Il primo è la questione delle foto. Una norma del '41 vieta la pubblicazione di fotografie di persone arrestate a meno che ciò non sia obbligato da esigenze di sicurezza o di indagine. La realtà, del tutto diversa, è ogni giorno sotto i nostri occhi.
Il secondo riguarda l'abitudine di celebrare processi sui giornali, la frenesia di anticipare verdetti che, di solito (ma non sempre) assomigliano a quello vero solo per la direzione (nel caso di colpevolezza) e non certo per l'intensità della pena comminata.
Il terzo è legato al precedente e ha a che fare con il ricorso pressoché esclusivo - già segnalato sopra - alla fonte forze dell'Ordine e magistratura. Le ragioni della difesa, per quanto deboli, giocano sempre "in difesa" e spesso non vengono nemmeno diffuse (il più delle volte per scelta dei diretti interessati o dei loro avvocati).

Suicidi

In molte cronache su questi tristi episodi si legge la parola "mistero". Eppure, detto questo, ci si lancia puntualmente in interpretazioni sui "perché dell'insano gesto". Dissapori familiari? Difficoltà economiche? Un brutto voto? Un rimprovero? Per i suicidi, più che per tutto il resto, dovrebbe valere quell'esortazione - guardata invece come un attacco alla libertà di stampa - a tacere alcuni particolari; ad usare quel sentimento che sembra tanto contrastare con il "distacco" del giornalista: il sentimento della pietà; a evitare, se possibile, il ricorso all'"esperto"; a non pubblicare la fotografia; a usare titoli rispettosi, collocazioni in taglio basso...
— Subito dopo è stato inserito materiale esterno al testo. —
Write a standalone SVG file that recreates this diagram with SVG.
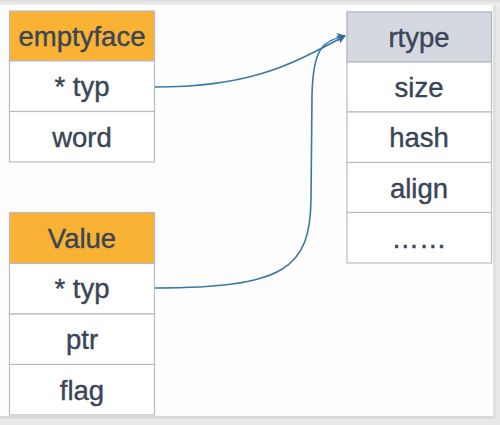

La situazione, descritta volutamente a tinte forti, pone quantomeno una domanda a chi opera direttamente contro il disagio sociale: cosa si può fare?
Non è questa la sede per entrare nei dettagli, tuttavia una serie di suggerimenti mi sembra il caso di darla:
- sforzarsi di capire i meccanismi che regolano la produzione di informazioni: solo comprendendo come nasce una notizia, e perché viene trattata in un certo modo, si può sostenere un efficace contraddittorio con chi è addetto al giornalismo;
- attivare un'opera di interazione e di interdizione continua nei confronti dei media: telefonate, lettere, seminari come questo; e non solo per accusare, ma soprattutto per discutere;
- imparare a comunicare: un ufficio stampa non tutte le associazioni possono permetterselo, ma assumerne "l'ottica" è oggi divenuto irrinunciabile;
- sistematizzare e rendere fruibili le proprie conoscenze e le proprie esperienze: si tratta di dati, di idee, di opinioni, anche di storie se si vuole, ma gestite con oculatezza e con una strategia.

Infine due consigli-slogan finali:
1. Nei rapporti con i mezzi di informazione la priorità non è che si parli di "noi", ma di "loro" (cioè delle persone per le quali noi e i nostri gruppi operiamo).
2. Non fidarsi delle pagine ad hoc sul "sociale" e sul volontariato. In genere sono tranelli: ci regalano uno spazio recintato e molto ameno, ma da cui diventa difficile uscire e dire la nostra sul resto del giornale.


* Testo non rivisto dall'autore. Le qualifiche si riferiscono al momento del seminario.